*Provided material:*
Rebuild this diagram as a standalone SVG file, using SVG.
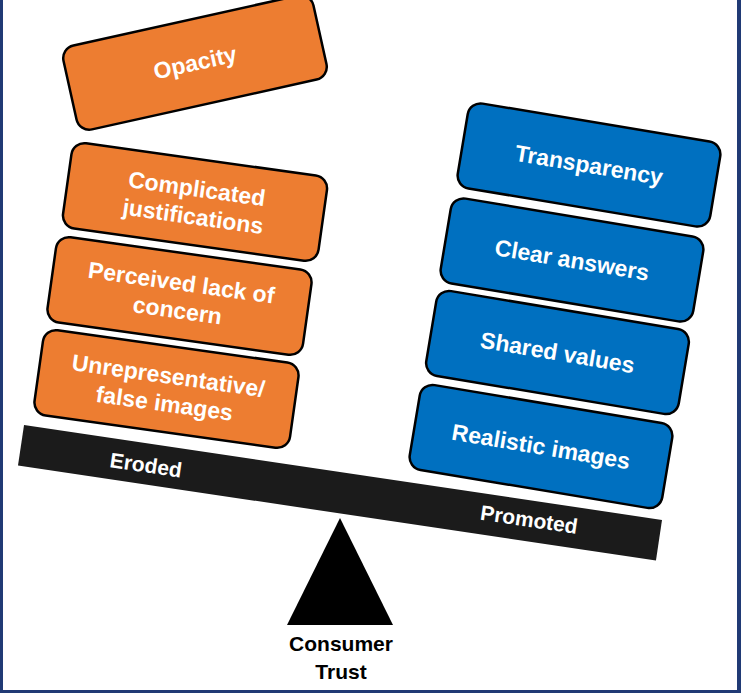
<svg xmlns="http://www.w3.org/2000/svg" width="741" height="693" viewBox="0 0 741 693">
<style>
.box rect{stroke:#000;stroke-width:2.5}
.org rect{fill:#ED7D31}
.blu rect{fill:#0070C0}
.lbl{fill:#fff;font-family:"Liberation Sans",Arial,sans-serif;font-weight:bold;font-size:23px;text-anchor:middle}
.beamtxt{fill:#fff;font-family:"Liberation Sans",Arial,sans-serif;font-weight:bold;font-size:21px;text-anchor:middle}
.cap{fill:#000;font-family:"Liberation Sans",Arial,sans-serif;font-weight:bold;font-size:21px;text-anchor:middle}
</style>
<rect x="0" y="0" width="741" height="693" fill="#fff"/>
<g id="border" fill="#203A75">
<rect x="0" y="0" width="3" height="693"/>
<rect x="737" y="0" width="4" height="693"/>
<rect x="0" y="690" width="741" height="3"/>
</g>
<g id="opacity" class="box org" transform="translate(195,62.5) rotate(-12.5)">
<rect x="-128" y="-43" width="256" height="86" rx="13"/>
<text class="lbl" x="0" y="8">Opacity</text>
</g>
<g id="complicated" class="box org" transform="translate(195,202) rotate(8)">
<rect x="-129" y="-43" width="258" height="86" rx="13"/>
<text class="lbl" x="0" y="-5.5">Complicated</text>
<text class="lbl" x="0" y="22.5">justifications</text>
</g>
<g id="perceived" class="box org" transform="translate(179.5,296) rotate(8)">
<rect x="-129" y="-43" width="258" height="86" rx="13"/>
<text class="lbl" x="0" y="-5.5">Perceived lack of</text>
<text class="lbl" x="0" y="22.5">concern</text>
</g>
<g id="unrepresentative" class="box org" transform="translate(166.5,389) rotate(8)">
<rect x="-129" y="-43" width="258" height="86" rx="13"/>
<text class="lbl" x="0" y="-5.5">Unrepresentative/</text>
<text class="lbl" x="0" y="22.5">false images</text>
</g>
<g id="transparency" class="box blu" transform="translate(589,165) rotate(9.5)">
<rect x="-128" y="-43" width="256" height="86" rx="13"/>
<text class="lbl" x="0" y="8">Transparency</text>
</g>
<g id="clear" class="box blu" transform="translate(572,260) rotate(9.5)">
<rect x="-128" y="-43" width="256" height="86" rx="13"/>
<text class="lbl" x="0" y="8">Clear answers</text>
</g>
<g id="shared" class="box blu" transform="translate(557.5,352.5) rotate(9.5)">
<rect x="-128" y="-43" width="256" height="86" rx="13"/>
<text class="lbl" x="0" y="8">Shared values</text>
</g>
<g id="realistic" class="box blu" transform="translate(541,446.5) rotate(9.5)">
<rect x="-128" y="-43" width="256" height="86" rx="13"/>
<text class="lbl" x="0" y="8">Realistic images</text>
</g>
<g id="beam" transform="translate(340,492.7) rotate(8.47)">
<rect x="-322.5" y="-20.5" width="645" height="41" fill="#1b1b1b"/>
<text class="beamtxt" x="-196" y="8.5">Eroded</text>
<text class="beamtxt" x="191" y="6">Promoted</text>
</g>
<g id="fulcrum">
<polygon points="340,518 287,625 393,625" fill="#000"/>
<text class="cap" x="341" y="651">Consumer</text>
<text class="cap" x="341" y="679">Trust</text>
</g>
<g id="connectors"/>
</svg>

*Given task:* Omit the pictures and output all of the other material exactly.

*Exercise output:*
Rebuild this diagram as a standalone SVG file, using SVG.
<svg xmlns="http://www.w3.org/2000/svg" width="741" height="693" viewBox="0 0 741 693">
<style>
.box rect{stroke:#000;stroke-width:2.5}
.org rect{fill:#ED7D31}
.blu rect{fill:#0070C0}
.lbl{fill:#fff;font-family:"Liberation Sans",Arial,sans-serif;font-weight:bold;font-size:23px;text-anchor:middle}
.beamtxt{fill:#fff;font-family:"Liberation Sans",Arial,sans-serif;font-weight:bold;font-size:21px;text-anchor:middle}
.cap{fill:#000;font-family:"Liberation Sans",Arial,sans-serif;font-weight:bold;font-size:21px;text-anchor:middle}
</style>
<rect x="0" y="0" width="741" height="693" fill="#fff"/>
<g id="border" fill="#203A75">
<rect x="0" y="0" width="3" height="693"/>
<rect x="737" y="0" width="4" height="693"/>
<rect x="0" y="690" width="741" height="3"/>
</g>
<g id="opacity" class="box org" transform="translate(195,62.5) rotate(-12.5)">
<rect x="-128" y="-43" width="256" height="86" rx="13"/>
<text class="lbl" x="0" y="8">Opacity</text>
</g>
<g id="complicated" class="box org" transform="translate(195,202) rotate(8)">
<rect x="-129" y="-43" width="258" height="86" rx="13"/>
<text class="lbl" x="0" y="-5.5">Complicated</text>
<text class="lbl" x="0" y="22.5">justifications</text>
</g>
<g id="perceived" class="box org" transform="translate(179.5,296) rotate(8)">
<rect x="-129" y="-43" width="258" height="86" rx="13"/>
<text class="lbl" x="0" y="-5.5">Perceived lack of</text>
<text class="lbl" x="0" y="22.5">concern</text>
</g>
<g id="unrepresentative" class="box org" transform="translate(166.5,389) rotate(8)">
<rect x="-129" y="-43" width="258" height="86" rx="13"/>
<text class="lbl" x="0" y="-5.5">Unrepresentative/</text>
<text class="lbl" x="0" y="22.5">false images</text>
</g>
<g id="transparency" class="box blu" transform="translate(589,165) rotate(9.5)">
<rect x="-128" y="-43" width="256" height="86" rx="13"/>
<text class="lbl" x="0" y="8">Transparency</text>
</g>
<g id="clear" class="box blu" transform="translate(572,260) rotate(9.5)">
<rect x="-128" y="-43" width="256" height="86" rx="13"/>
<text class="lbl" x="0" y="8">Clear answers</text>
</g>
<g id="shared" class="box blu" transform="translate(557.5,352.5) rotate(9.5)">
<rect x="-128" y="-43" width="256" height="86" rx="13"/>
<text class="lbl" x="0" y="8">Shared values</text>
</g>
<g id="realistic" class="box blu" transform="translate(541,446.5) rotate(9.5)">
<rect x="-128" y="-43" width="256" height="86" rx="13"/>
<text class="lbl" x="0" y="8">Realistic images</text>
</g>
<g id="beam" transform="translate(340,492.7) rotate(8.47)">
<rect x="-322.5" y="-20.5" width="645" height="41" fill="#1b1b1b"/>
<text class="beamtxt" x="-196" y="8.5">Eroded</text>
<text class="beamtxt" x="191" y="6">Promoted</text>
</g>
<g id="fulcrum">
<polygon points="340,518 287,625 393,625" fill="#000"/>
<text class="cap" x="341" y="651">Consumer</text>
<text class="cap" x="341" y="679">Trust</text>
</g>
<g id="connectors"/>
</svg>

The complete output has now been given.